The lawsuit continues: “HB 2 was motivated by an intent to treat LGBT people differently, and worse, than other people, including by stripping them of the protections afforded by the City of Charlotte’s Ordinance and precluding any local government from taking action to protect LGBT people against discrimination."
Plaintiffs in say the measure is a denial of Fourteenth Amendment rights – guaranteeing equal protection under the law – and that it discriminates against LGBT people in particular by imposing "a different and more burdensome political process on LGBT people than on non-LGBT people who have state protection against identity-based discrimination.”

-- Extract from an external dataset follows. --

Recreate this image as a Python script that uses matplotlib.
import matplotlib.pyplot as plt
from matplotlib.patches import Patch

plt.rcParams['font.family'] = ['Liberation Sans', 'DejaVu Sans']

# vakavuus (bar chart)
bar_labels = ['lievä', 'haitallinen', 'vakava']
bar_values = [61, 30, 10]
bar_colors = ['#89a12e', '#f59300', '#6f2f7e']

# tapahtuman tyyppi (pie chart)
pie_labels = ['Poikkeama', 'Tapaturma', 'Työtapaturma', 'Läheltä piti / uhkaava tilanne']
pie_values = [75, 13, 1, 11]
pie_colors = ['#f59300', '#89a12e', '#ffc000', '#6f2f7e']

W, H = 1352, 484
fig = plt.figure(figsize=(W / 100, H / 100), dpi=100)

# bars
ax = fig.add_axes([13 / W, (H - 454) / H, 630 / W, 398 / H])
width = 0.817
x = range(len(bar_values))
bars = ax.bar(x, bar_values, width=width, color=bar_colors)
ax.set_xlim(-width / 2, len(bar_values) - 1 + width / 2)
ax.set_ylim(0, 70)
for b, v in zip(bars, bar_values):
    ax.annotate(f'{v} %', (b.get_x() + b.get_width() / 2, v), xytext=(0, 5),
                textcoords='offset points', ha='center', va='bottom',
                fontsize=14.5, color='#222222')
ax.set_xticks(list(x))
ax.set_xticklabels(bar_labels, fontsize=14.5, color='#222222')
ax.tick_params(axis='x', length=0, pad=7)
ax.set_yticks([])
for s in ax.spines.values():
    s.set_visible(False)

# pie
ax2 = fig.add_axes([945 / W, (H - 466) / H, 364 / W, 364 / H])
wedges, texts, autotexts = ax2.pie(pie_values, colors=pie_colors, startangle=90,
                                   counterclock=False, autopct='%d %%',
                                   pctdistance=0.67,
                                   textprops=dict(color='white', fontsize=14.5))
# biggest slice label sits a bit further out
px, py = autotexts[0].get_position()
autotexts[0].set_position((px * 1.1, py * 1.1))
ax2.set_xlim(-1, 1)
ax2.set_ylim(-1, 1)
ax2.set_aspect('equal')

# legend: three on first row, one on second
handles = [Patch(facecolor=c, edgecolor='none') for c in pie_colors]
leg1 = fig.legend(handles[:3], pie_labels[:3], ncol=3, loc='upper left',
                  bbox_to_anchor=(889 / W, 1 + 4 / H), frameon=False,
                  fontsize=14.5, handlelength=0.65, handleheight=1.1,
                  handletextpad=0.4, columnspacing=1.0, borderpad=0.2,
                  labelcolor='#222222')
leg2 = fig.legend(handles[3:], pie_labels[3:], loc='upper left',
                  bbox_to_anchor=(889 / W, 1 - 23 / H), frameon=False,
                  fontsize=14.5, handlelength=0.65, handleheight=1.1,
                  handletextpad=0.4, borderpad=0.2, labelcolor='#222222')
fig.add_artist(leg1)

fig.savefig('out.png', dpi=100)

They added that the law violates federal Title IX statutes that outlaw discrimination in publicly funded schools on the basis of sex. These infractions could cost the state $4.5 billion in federal funding, ACLU of North Carolina legal director Chris Brook said.

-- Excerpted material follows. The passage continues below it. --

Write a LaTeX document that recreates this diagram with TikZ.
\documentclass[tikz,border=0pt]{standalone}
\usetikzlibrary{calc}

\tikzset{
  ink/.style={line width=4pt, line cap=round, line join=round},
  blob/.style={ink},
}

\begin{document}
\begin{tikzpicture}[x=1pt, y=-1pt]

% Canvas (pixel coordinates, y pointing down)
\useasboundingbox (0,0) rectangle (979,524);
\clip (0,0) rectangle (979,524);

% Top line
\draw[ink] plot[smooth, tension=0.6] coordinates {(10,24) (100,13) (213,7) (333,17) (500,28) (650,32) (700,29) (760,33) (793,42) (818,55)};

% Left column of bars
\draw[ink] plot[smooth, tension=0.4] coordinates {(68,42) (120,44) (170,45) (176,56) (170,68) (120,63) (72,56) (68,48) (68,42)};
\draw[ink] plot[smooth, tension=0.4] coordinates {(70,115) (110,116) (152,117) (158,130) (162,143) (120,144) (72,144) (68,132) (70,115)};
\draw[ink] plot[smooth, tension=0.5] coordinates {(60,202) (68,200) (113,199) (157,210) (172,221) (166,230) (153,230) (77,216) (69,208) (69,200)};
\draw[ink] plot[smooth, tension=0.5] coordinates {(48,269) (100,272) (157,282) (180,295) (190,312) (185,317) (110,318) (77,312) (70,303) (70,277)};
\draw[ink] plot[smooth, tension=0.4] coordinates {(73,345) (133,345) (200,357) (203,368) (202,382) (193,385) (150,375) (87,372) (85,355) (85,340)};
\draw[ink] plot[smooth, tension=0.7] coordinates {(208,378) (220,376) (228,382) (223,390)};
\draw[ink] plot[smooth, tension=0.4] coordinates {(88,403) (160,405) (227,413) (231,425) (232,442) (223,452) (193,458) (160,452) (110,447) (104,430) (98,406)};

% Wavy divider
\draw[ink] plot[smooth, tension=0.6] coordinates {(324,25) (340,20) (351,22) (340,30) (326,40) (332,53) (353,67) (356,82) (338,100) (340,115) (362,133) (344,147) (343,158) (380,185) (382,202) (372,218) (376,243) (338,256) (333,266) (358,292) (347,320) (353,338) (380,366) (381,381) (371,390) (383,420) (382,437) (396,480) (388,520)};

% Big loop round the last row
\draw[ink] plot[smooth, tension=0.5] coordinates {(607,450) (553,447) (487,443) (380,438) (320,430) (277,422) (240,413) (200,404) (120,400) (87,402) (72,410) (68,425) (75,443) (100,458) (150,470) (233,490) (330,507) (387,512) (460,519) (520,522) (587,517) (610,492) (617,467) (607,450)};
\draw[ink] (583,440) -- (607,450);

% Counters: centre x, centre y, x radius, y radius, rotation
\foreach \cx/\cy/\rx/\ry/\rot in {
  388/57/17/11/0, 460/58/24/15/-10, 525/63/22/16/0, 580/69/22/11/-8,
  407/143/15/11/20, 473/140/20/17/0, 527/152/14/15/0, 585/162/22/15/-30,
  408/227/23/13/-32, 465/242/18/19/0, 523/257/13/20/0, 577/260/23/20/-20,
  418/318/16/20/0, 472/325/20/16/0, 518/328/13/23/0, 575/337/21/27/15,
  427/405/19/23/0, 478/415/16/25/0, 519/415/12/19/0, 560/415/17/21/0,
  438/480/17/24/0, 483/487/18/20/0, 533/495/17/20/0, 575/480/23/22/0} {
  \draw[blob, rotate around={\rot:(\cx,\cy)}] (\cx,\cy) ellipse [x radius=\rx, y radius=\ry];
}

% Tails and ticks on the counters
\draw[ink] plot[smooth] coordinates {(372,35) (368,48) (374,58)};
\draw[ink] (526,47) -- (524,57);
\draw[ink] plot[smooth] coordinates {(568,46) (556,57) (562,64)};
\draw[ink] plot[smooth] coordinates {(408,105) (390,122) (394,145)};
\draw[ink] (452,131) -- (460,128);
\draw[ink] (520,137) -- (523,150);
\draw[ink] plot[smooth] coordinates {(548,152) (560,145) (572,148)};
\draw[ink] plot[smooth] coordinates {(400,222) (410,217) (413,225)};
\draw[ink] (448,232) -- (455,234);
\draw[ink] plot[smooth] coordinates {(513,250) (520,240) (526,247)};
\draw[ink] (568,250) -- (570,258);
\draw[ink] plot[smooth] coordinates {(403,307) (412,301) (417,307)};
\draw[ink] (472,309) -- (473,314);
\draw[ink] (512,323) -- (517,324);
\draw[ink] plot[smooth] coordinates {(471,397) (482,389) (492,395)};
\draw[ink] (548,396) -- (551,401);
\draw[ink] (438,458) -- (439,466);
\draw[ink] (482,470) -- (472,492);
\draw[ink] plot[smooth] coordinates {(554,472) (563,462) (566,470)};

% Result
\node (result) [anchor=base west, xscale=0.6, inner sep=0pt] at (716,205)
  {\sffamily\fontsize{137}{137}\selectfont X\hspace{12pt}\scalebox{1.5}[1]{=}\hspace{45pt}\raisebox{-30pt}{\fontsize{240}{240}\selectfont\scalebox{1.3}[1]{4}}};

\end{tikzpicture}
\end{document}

Supporters of HB2 argue that the Charlotte ordinance ‒ and others like it ‒ would allow any man to enter a woman’s bathroom or locker room just by identifying himself as transgender.

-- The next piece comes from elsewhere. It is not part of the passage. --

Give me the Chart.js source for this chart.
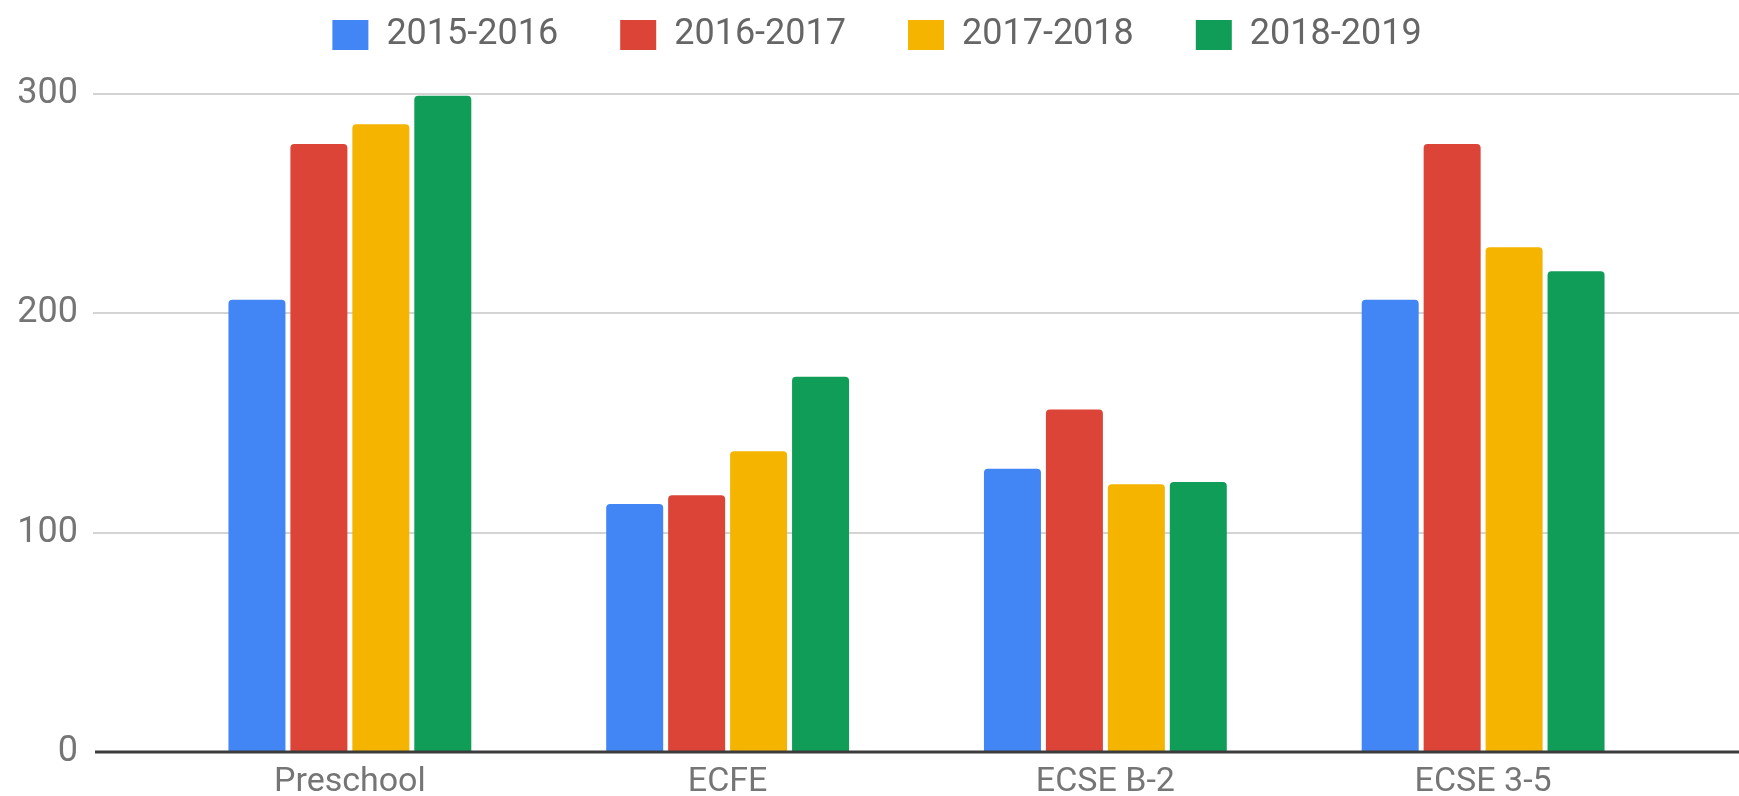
<!DOCTYPE html>
<html>
<head>
<meta charset="utf-8">
<script src="https://cdn.jsdelivr.net/npm/chart.js@4/dist/chart.umd.min.js"></script>
<style>
  html, body { margin: 0; padding: 0; background: #fff; }
  #wrap { width: 1739px; height: 796px; }
</style>
</head>
<body>
<div id="wrap"><canvas id="enrollChart"></canvas></div>
<script>
const programs = ['Preschool', 'ECFE', 'ECSE B-2', 'ECSE 3-5'];
const years = ['2015-2016', '2016-2017', '2017-2018', '2018-2019'];
const y2015 = [206, 113, 129, 206];
const y2016 = [277, 117, 156, 277];
const y2017 = [286, 137, 122, 230];
const y2018 = [299, 171, 123, 219];
const yTicks = [0, 100, 200, 300];
const colors = ['#4285f4', '#db4437', '#f4b400', '#0f9d58'];

const GRID_LEFT = 93;
const LEGEND_FONT = 36;
const LEGEND_PAD = 62;

// light gridlines under the bars, dark baseline on top
const gridLines = {
    id: 'gridLines',
    beforeDatasetsDraw(chart) {
        const { ctx, scales: { y } } = chart;
        ctx.save();
        ctx.strokeStyle = '#d4d4d4';
        ctx.lineWidth = 2;
        yTicks.forEach(v => {
            if (v === 0) return;
            const py = Math.round(y.getPixelForValue(v));
            ctx.beginPath();
            ctx.moveTo(GRID_LEFT, py);
            ctx.lineTo(chart.width, py);
            ctx.stroke();
        });
        ctx.restore();
    },
    afterDatasetsDraw(chart) {
        const { ctx, scales: { y } } = chart;
        const py = Math.round(y.getPixelForValue(0));
        ctx.save();
        ctx.strokeStyle = '#3c3c3c';
        ctx.lineWidth = 3;
        ctx.beginPath();
        ctx.moveTo(GRID_LEFT + 2, py);
        ctx.lineTo(chart.width, py);
        ctx.stroke();
        ctx.restore();
    }
};

// legend takes the space above the plot, but is drawn higher up and a bit to the right
const legendPlace = {
    id: 'legendPlace',
    beforeInit(chart) {
        const fit = chart.legend.fit;
        chart.legend.fit = function () {
            fit.call(this);
            this.height = 93.5;
        };
    },
    afterLayout(chart) {
        const lg = chart.legend;
        lg.top += 35 - LEGEND_PAD - LEGEND_FONT / 2;
        lg.left += 41;
        lg.right += 41;
    }
};

const series = [y2015, y2016, y2017, y2018];

const ctx = document.getElementById('enrollChart').getContext('2d');
const enrollChart = new Chart(ctx, {
    type: 'bar',
    data: {
        labels: programs,
        datasets: series.map((vals, i) => ({
            label: years[i],
            data: vals,
            backgroundColor: colors[i],
            borderRadius: 4,
            categoryPercentage: 0.656,
            barPercentage: 0.92
        }))
    },
    options: {
        responsive: true,
        maintainAspectRatio: false,
        animation: false,
        layout: {
            padding: { top: 0, bottom: 0, left: 0, right: 67 }
        },
        plugins: {
            tooltip: { enabled: false },
            legend: {
                position: 'top',
                labels: {
                    boxWidth: 36,
                    boxHeight: 30,
                    padding: LEGEND_PAD,
                    color: '#666666',
                    font: { family: 'Roboto', size: LEGEND_FONT }
                }
            }
        },
        scales: {
            x: {
                afterFit(scale) {
                    scale.height = 44;
                },
                grid: { display: false, drawTicks: false },
                border: { display: false },
                ticks: {
                    padding: 10,
                    color: '#757575',
                    font: { family: 'Roboto', size: 34 }
                }
            },
            y: {
                min: 0,
                max: 300,
                afterBuildTicks(scale) {
                    scale.ticks = yTicks.map(v => ({ value: v }));
                },
                afterFit(scale) {
                    scale.width = 161;
                    scale.paddingTop = 0;
                    scale.paddingBottom = 0;
                },
                grid: { display: false, drawTicks: false },
                border: { display: false },
                ticks: {
                    padding: 83,
                    color: '#757575',
                    font: { family: 'Roboto', size: 36 }
                }
            }
        }
    },
    plugins: [gridLines, legendPlace]
});
</script>
</body>
</html>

“The basic expectation of privacy in the most personal of settings, a restroom or locker room, for each gender was violated by government overreach and intrusion by the mayor and city council of Charlotte,” Gov. McCrory said in a statement.“This new government regulation defies common sense and basic community norms by allowing, for example, a man to use a woman's bathroom, shower or locker room.”
Critics of the bill have called the governor's arguments baseless and dependent on fear.
"Nothing about Charlotte’s nondiscrimination law or any other law or policy in North Carolina would have allowed men into women’s restrooms," ACLU's Chase Strangio wrote, pointing to experts who have said states across the US that have outlawed discrimination in public accommodations have not had problems or reports of sexual assaults as a result of their laws.
In 17 states and 225 cities in the US that have barred LGBT discrimination, there have been no known incidents of violent or predatory acts in restrooms or locker rooms that were aided or facilitated by the laws, Buzzfeed reported.
Responding to the rising clamor over the law, Gov. McCrory said Friday that the law was about Charlotte's attempt to supersede state law.
“North Carolina is one of at least 37 states like Virginia where cities and towns cannot pass rules or regulations that exceed the authority given to them by the state,” said the governor’s press release. “In passing the bathroom ordinance, Charlotte was exceeding its authority and setting rules that had ramifications beyond the City of Charlotte.”
Opponents of the law include major corporations such as Apple, Google, Facebook, American Airlines, Bank of America, and IBM, though none have said they would pull their business from the state.
HB2 has drawn comparisons to controversial religious freedom laws passed by several states, which critics say aim to allow discrimination against LGBT persons based on religious beliefs. Georgia recently passed such a law. After backlash from the likes of the National Football League and the film industry, Republican Governor Nathan Deal vetoed the measure on Monday, saying, "I do not think we have to discriminate against anyone to protect the faith-based community in Georgia."